Each child can be assigned 32 elements of P
Or, if only 64 elements available:
- Each child iterates in t over its portion

4. Load and Compute Pattern Inheritance

Each child fiber inherits:

The parent’s load pattern restricted to its owned region
The parent’s compute pattern, specialized for its sub-region

Child fibers may redefine:

Tile shapes and strides
Memory layouts (e.g., warps may load interleaved data for better bank conflict avoidance)
Compute schedules (e.g., switching from reduction to FMA at a warp level)

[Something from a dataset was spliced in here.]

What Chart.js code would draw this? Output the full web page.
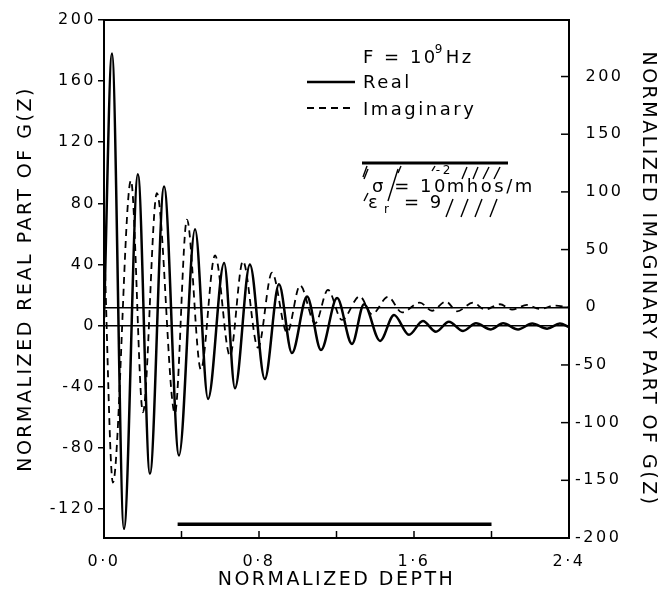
<!DOCTYPE html>
<html>
<head>
<meta charset="utf-8">
<script src="https://cdn.jsdelivr.net/npm/chart.js@4.4.0/dist/chart.umd.min.js"></script>
<style>
  html, body { margin: 0; padding: 0; background: #fff; }
</style>
</head>
<body>
<canvas id="gzChart" width="662" height="594"></canvas>
<script>
// values (peaks / troughs of each oscillation)
const realDepth = [0.000, 0.041, 0.103, 0.175, 0.237, 0.310, 0.387, 0.470, 0.537, 0.620,
                   0.676, 0.753, 0.830, 0.903, 0.970, 1.048, 1.120, 1.203, 1.280, 1.342,
                   1.425, 1.497, 1.574, 1.646, 1.713, 1.780, 1.853, 1.920, 1.997, 2.060,
                   2.137, 2.210, 2.287, 2.353, 2.400];
const realValue = [5, 178, -133, 99, -97, 91, -85, 63, -48, 41,
                   -41, 40, -35, 27, -18, 19, -16, 18, -12, 14,
                   -10, 7, -6, 3, -4, 2.5, -3.5, 1.5, -2.5, 1.5,
                   -2.5, 1.3, -2, 1.3, -1];

const imagDepth = [0.000, 0.046, 0.139, 0.201, 0.273, 0.366, 0.428, 0.500, 0.573, 0.650,
                   0.717, 0.795, 0.867, 0.945, 1.012, 1.090, 1.156, 1.228, 1.320, 1.383,
                   1.466, 1.538, 1.630, 1.693, 1.765, 1.822, 1.905, 1.966, 2.044, 2.106,
                   2.183, 2.250, 2.328, 2.400];
const imagValue = [60, -152, 110, -91, 99, -92, 76, -54, 45, -42,
                   40, -35, 30, -22, 19, -14, 15, -11, 9.5, -6,
                   9, -4.5, 4, -3, 5, -3.5, 4, -2, 2.6, -2,
                   2, -1.5, 1.5, 0];

// thick bar near the bottom of the plot
const barDepth = [0.38, 2.0];
const barValue = [-130, -130];

const leftTicks = [-120, -80, -40, 0, 40, 80, 120, 160, 200];
const rightTicks = [-200, -150, -100, -50, 0, 50, 100, 150, 200];
const depthTicks = [0, 0.4, 0.8, 1.2, 1.6, 2.0, 2.4];
const depthLabels = ['0·0', '', '0·8', '', '1·6', '', '2·4'];

const FONT = 'DejaVu Sans';
const SPACING = '2.5px';

function pts(xs, ys) {
    return xs.map((x, i) => ({ x: x, y: ys[i] }));
}

function line(ctx, x1, y1, x2, y2) {
    ctx.beginPath();
    ctx.moveTo(x1, y1);
    ctx.lineTo(x2, y2);
    ctx.stroke();
}

const annotate = {
    id: 'annotate',
    beforeLayout(chart) { chart.ctx.letterSpacing = SPACING; },
    beforeDraw(chart) { chart.ctx.letterSpacing = SPACING; },
    afterDraw(chart) {
        const { ctx, chartArea: a, scales } = chart;
        ctx.save();
        ctx.strokeStyle = '#000';
        ctx.fillStyle = '#000';
        ctx.lineCap = 'butt';

        // top of the frame
        ctx.lineWidth = 2;
        line(ctx, a.left, a.top, a.right, a.top);

        // inward ticks on bottom and right axes
        ctx.lineWidth = 1.5;
        depthTicks.forEach(v => {
            if (v > 0 && v < 2.4) {
                const px = scales.x.getPixelForValue(v);
                line(ctx, px, a.bottom, px, a.bottom - 7);
            }
        });
        rightTicks.forEach(v => {
            const py = scales.y1.getPixelForValue(v);
            line(ctx, a.right, py, a.right - 8, py);
        });

        // legend
        const lx = a.right - 262, tx = a.right - 206;
        ctx.textBaseline = 'middle';
        ctx.textAlign = 'left';
        ctx.letterSpacing = SPACING;
        ctx.font = '18px "' + FONT + '"';
        let w = ctx.measureText('F = 10').width;
        ctx.fillText('F = 10', tx, a.top + 38);
        ctx.font = '12px "' + FONT + '"';
        ctx.fillText('9', tx + w - 3, a.top + 30);
        ctx.font = '18px "' + FONT + '"';
        ctx.fillText('Hz', tx + w + 8, a.top + 38);

        ctx.lineWidth = 2.5;
        line(ctx, lx, a.top + 62, lx + 48, a.top + 62);
        ctx.fillText('Real', tx, a.top + 63);
        ctx.lineWidth = 2;
        ctx.setLineDash([7, 5]);
        line(ctx, lx, a.top + 88, lx + 48, a.top + 88);
        ctx.setLineDash([]);
        ctx.fillText('Imaginary', tx, a.top + 90);

        // ground symbol
        const gx = a.right - 207, gy = a.top + 143;
        ctx.lineWidth = 3;
        line(ctx, gx, gy, gx + 146, gy);
        ctx.lineWidth = 1.4;
        const hatch = [[1, 14, 5, 3], [36, 10, 39, 3], [70, 8, 73, 3], [100, 16, 105, 4],
                       [111, 16, 116, 4], [121, 16, 127, 4], [132, 16, 138, 4],
                       [2, 38, 6, 30], [26, 38, 36, 6], [2, 16, 6, 6],
                       [84, 54, 91, 36], [99, 54, 106, 36], [113, 54, 120, 36], [128, 54, 135, 36]];
        hatch.forEach(h => line(ctx, gx + h[0], gy + h[1], gx + h[2], gy + h[3]));

        ctx.font = '18px "' + FONT + '"';
        const s1 = 'σ = 10';
        w = ctx.measureText(s1).width;
        ctx.fillText(s1, gx + 10, gy + 24);
        ctx.font = '12px "' + FONT + '"';
        ctx.fillText('-2', gx + 10 + w - 12, gy + 8);
        ctx.font = '18px "' + FONT + '"';
        ctx.fillText('mhos/m', gx + 10 + w - 1, gy + 24);

        ctx.fillText('ε', gx + 6, gy + 40);
        ctx.font = '12px "' + FONT + '"';
        ctx.fillText('r', gx + 22, gy + 47);
        ctx.font = '18px "' + FONT + '"';
        ctx.fillText('= 9', gx + 42, gy + 40);
        ctx.restore();
    }
};

const ctx = document.getElementById('gzChart');

new Chart(ctx, {
    type: 'line',
    data: {
        datasets: [{
            label: 'Real',
            data: pts(realDepth, realValue),
            yAxisID: 'y',
            borderColor: '#000',
            borderWidth: 2.5,
            pointRadius: 0,
            cubicInterpolationMode: 'monotone',
        }, {
            label: 'Imaginary',
            data: pts(imagDepth, imagValue),
            yAxisID: 'y1',
            borderColor: '#000',
            borderWidth: 1.8,
            borderDash: [7, 5],
            pointRadius: 0,
            cubicInterpolationMode: 'monotone',
        }, {
            label: 'bar',
            data: pts(barDepth, barValue),
            yAxisID: 'y',
            borderColor: '#000',
            borderWidth: 3.5,
            pointRadius: 0,
        }],
    },
    options: {
        responsive: false,
        animation: false,
        layout: { padding: { top: 20, left: 0, right: 0, bottom: 0 } },
        scales: {
            x: {
                type: 'linear',
                min: 0,
                max: 2.4,
                afterBuildTicks: s => { s.ticks = depthTicks.map(v => ({ value: v })); },
                afterFit: s => { s.height = 56; },
                ticks: {
                    autoSkip: false,
                    maxRotation: 0,
                    padding: 6,
                    color: '#000',
                    font: { family: FONT, size: 16 },
                    callback: (v, i) => depthLabels[i],
                },
                grid: { display: false },
                border: { display: true, color: '#000', width: 2 },
                title: {
                    display: true,
                    text: 'NORMALIZED DEPTH',
                    color: '#000',
                    font: { family: FONT, size: 19 },
                    padding: { top: 0, bottom: 3 },
                },
            },
            y: {
                position: 'left',
                min: -139,
                max: 200,
                afterBuildTicks: s => { s.ticks = leftTicks.map(v => ({ value: v })); },
                afterFit: s => { s.width = 104; },
                ticks: {
                    padding: 2,
                    color: '#000',
                    font: { family: FONT, size: 16 },
                },
                grid: {
                    color: c => (c.tick && c.tick.value === 0) ? '#000' : 'rgba(0,0,0,0)',
                    lineWidth: 1.5,
                    tickColor: '#000',
                    tickLength: 6,
                    tickWidth: 1.5,
                },
                border: { display: true, color: '#000', width: 2 },
                title: {
                    display: true,
                    text: 'NORMALIZED REAL PART OF G(Z)',
                    color: '#000',
                    font: { family: FONT, size: 19 },
                    padding: { top: 15, bottom: 0 },
                },
            },
            y1: {
                position: 'right',
                min: -200,
                max: 249,
                afterBuildTicks: s => { s.ticks = rightTicks.map(v => ({ value: v })); },
                afterFit: s => { s.width = 93; },
                ticks: {
                    padding: 6,
                    color: '#000',
                    font: { family: FONT, size: 16 },
                    callback: v => v >= 0 ? '\u2002' + v : String(v),
                },
                grid: {
                    color: c => (c.tick && c.tick.value === 0) ? '#000' : 'rgba(0,0,0,0)',
                    lineWidth: 1.5,
                    drawTicks: false,
                },
                border: { display: true, color: '#000', width: 2 },
                title: {
                    display: true,
                    text: 'NORMALIZED IMAGINARY PART OF G(Z)',
                    color: '#000',
                    font: { family: FONT, size: 19 },
                    padding: { top: 3, bottom: 0 },
                },
            },
        },
        plugins: {
            legend: { display: false },
            tooltip: { enabled: false },
        },
    },
    plugins: [annotate],
});
</script>
</body>
</html>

5. Reduction and Broadcast Handling

At each level:

If a reduction along a K dimension is active, the child fiber accumulates partial results locally or forwards them to a deeper fiber
If operating on broadcasted operands:
- The fiber may choose to defer computation if operand alignment has not occurred
- Or, if alignment has occurred, perform independent matmuls in parallel

Nested fibers inherit knowledge of reduction dimensions and broadcast shapes from their parent.

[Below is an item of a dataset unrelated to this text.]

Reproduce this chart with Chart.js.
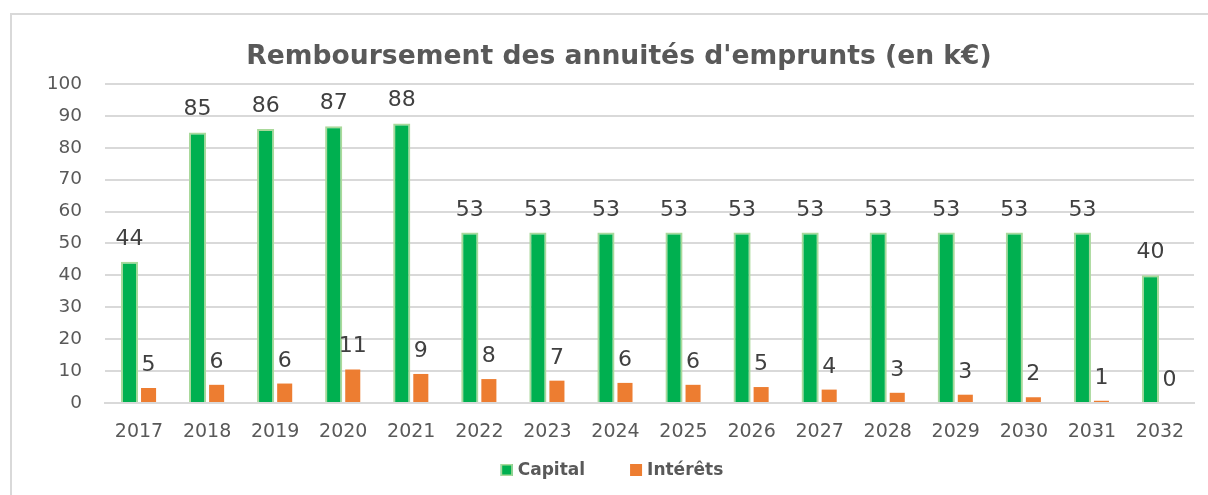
<!DOCTYPE html>
<html>
<head>
<meta charset="utf-8">
<script src="https://cdn.jsdelivr.net/npm/chart.js@4/dist/chart.umd.min.js"></script>
<style>
  html, body { margin: 0; padding: 0; background: #fff; overflow: hidden; }
  .wrap { position: relative; width: 1208px; height: 495px; }
  .frame { position: absolute; left: 10px; top: 13px; width: 1300px; height: 600px; border: 2px solid #d9d9d9; pointer-events: none; }
  canvas { position: absolute; left: 0; top: 0; }
</style>
</head>
<body>
<div class="wrap">
  <canvas id="chart" width="1208" height="495"></canvas>
  <div class="frame"></div>
</div>
<script>
const years = ["2017", "2018", "2019", "2020", "2021", "2022", "2023", "2024", "2025", "2026", "2027", "2028", "2029", "2030", "2031", "2032"];
const capital = [44.3, 84.8, 85.9, 86.7, 87.6, 53.4, 53.4, 53.4, 53.4, 53.4, 53.4, 53.4, 53.4, 53.4, 53.4, 40.0];
const interets = [4.7, 5.7, 6.1, 10.5, 9.1, 7.5, 7.0, 6.3, 5.7, 5.0, 4.2, 3.2, 2.6, 1.8, 0.7, 0.0];
const yTicks = [0, 10, 20, 30, 40, 50, 60, 70, 80, 90, 100];

const FONT = "'DejaVu Sans', sans-serif";

// draws the value above each bar, like excel "outside end" labels
const valueLabels = {
  id: "valueLabels",
  afterDatasetsDraw(chart) {
    const ctx = chart.ctx;
    ctx.save();
    ctx.font = `22px ${FONT}`;
    ctx.fillStyle = "#404040";
    ctx.textAlign = "center";
    ctx.textBaseline = "alphabetic";
    chart.data.datasets.forEach((ds, i) => {
      chart.getDatasetMeta(i).data.forEach((bar, j) => {
        ctx.fillText(Math.round(ds.data[j]), bar.x, bar.y - 17);
      });
    });
    ctx.restore();
  }
};

// excel style legend, wider gap between items than the built-in one allows
const bottomLegend = {
  id: "bottomLegend",
  afterDraw(chart) {
    const ctx = chart.ctx;
    const box = 12, gap = 5, spacing = 45, y = 470;
    ctx.save();
    ctx.font = `bold 17px ${FONT}`;
    ctx.textBaseline = "middle";
    const items = chart.data.datasets.map(ds => ({ ds, w: ctx.measureText(ds.label).width }));
    const total = items.reduce((acc, it) => acc + box + gap + it.w, 0) + spacing * (items.length - 1);
    let x = chart.width / 2 + 8 - total / 2;
    items.forEach(({ ds, w }) => {
      ctx.fillStyle = ds.backgroundColor;
      ctx.fillRect(x, y - box / 2, box, box);
      if (ds.borderWidth) {
        ctx.strokeStyle = ds.borderColor;
        ctx.lineWidth = 1.5;
        ctx.strokeRect(x + 0.75, y - box / 2 + 0.75, box - 1.5, box - 1.5);
      }
      ctx.fillStyle = "#595959";
      ctx.fillText(ds.label, x + box + gap, y + 1);
      x += box + gap + w + spacing;
    });
    ctx.restore();
  }
};

new Chart(document.getElementById("chart"), {
  type: "bar",
  data: {
    labels: years,
    datasets: [
      {
        label: "Capital",
        data: capital,
        backgroundColor: "#00b050",
        borderColor: "#a9d99b",
        borderWidth: 2,
        borderSkipped: "bottom",
        barPercentage: 0.9,
        categoryPercentage: 0.56,
      },
      {
        label: "Intérêts",
        data: interets,
        backgroundColor: "#ed7d31",
        borderWidth: 0,
        barPercentage: 0.79,
        categoryPercentage: 0.56,
      },
    ],
  },
  options: {
    responsive: false,
    animation: false,
    layout: { padding: { left: 44, right: 14, top: 41, bottom: 34 } },
    plugins: {
      title: {
        display: true,
        text: "Remboursement des annuités d'emprunts (en k€)",
        color: "#595959",
        font: { family: FONT, size: 26.6, weight: "bold" },
        padding: { top: 0, bottom: 11 },
      },
      legend: { display: false },
      tooltip: { enabled: false },
    },
    scales: {
      x: {
        grid: { display: false, drawTicks: false },
        border: { color: "#d9d9d9", width: 2 },
        ticks: {
          color: "#595959",
          font: { family: FONT, size: 19 },
          padding: 17.6,
        },
      },
      y: {
        min: 0,
        max: 100,
        afterBuildTicks: (axis) => { axis.ticks = yTicks.map(v => ({ value: v })); },
        afterFit: (axis) => { axis.width = 61; },
        grid: { color: "#d9d9d9", lineWidth: 2, drawTicks: false },
        border: { display: false },
        ticks: {
          color: "#595959",
          font: { family: FONT, size: 18.5 },
          padding: 23,
        },
      },
    },
  },
  plugins: [valueLabels, bottomLegend],
});
</script>
</body>
</html>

Formal Recap of Inheritance

At each nested depth:

ownedA_child = subrange(ownedA_parent, child_index, child_count)
ownedB_child = subrange(ownedB_parent, child_index, child_count)
ownedC_child = subrange(ownedC_parent, child_index, child_count)
P_child and Q_child are either:
- Disjoint subregions of P_parent, or
- Shared buffers partitioned via index mapping
t_child range is determined by:
- t_parent range
- Size of ownedA_child and ownedB_child
- Number of threads in the child fiber

The compute pattern is inherited or specialized per child fiber as appropriate.

Summary

Nested fibers in Matpiler:

Inherit ownership, iterators, memory, and compute strategies from their parent fiber
Subdivide the parent’s owned region into smaller, contiguous or logically strided subregions
Adjust iteration ranges and compute schedules to match available resources
Propagate reduction and broadcast alignment rules to deeper levels
Specialize load and compute patterns for each tiling depth and hardware level

This system enables efficient, hierarchical scheduling of large matmul operations across GPU block/warp/thread hierarchies while preserving clear, composable abstraction boundaries between levels.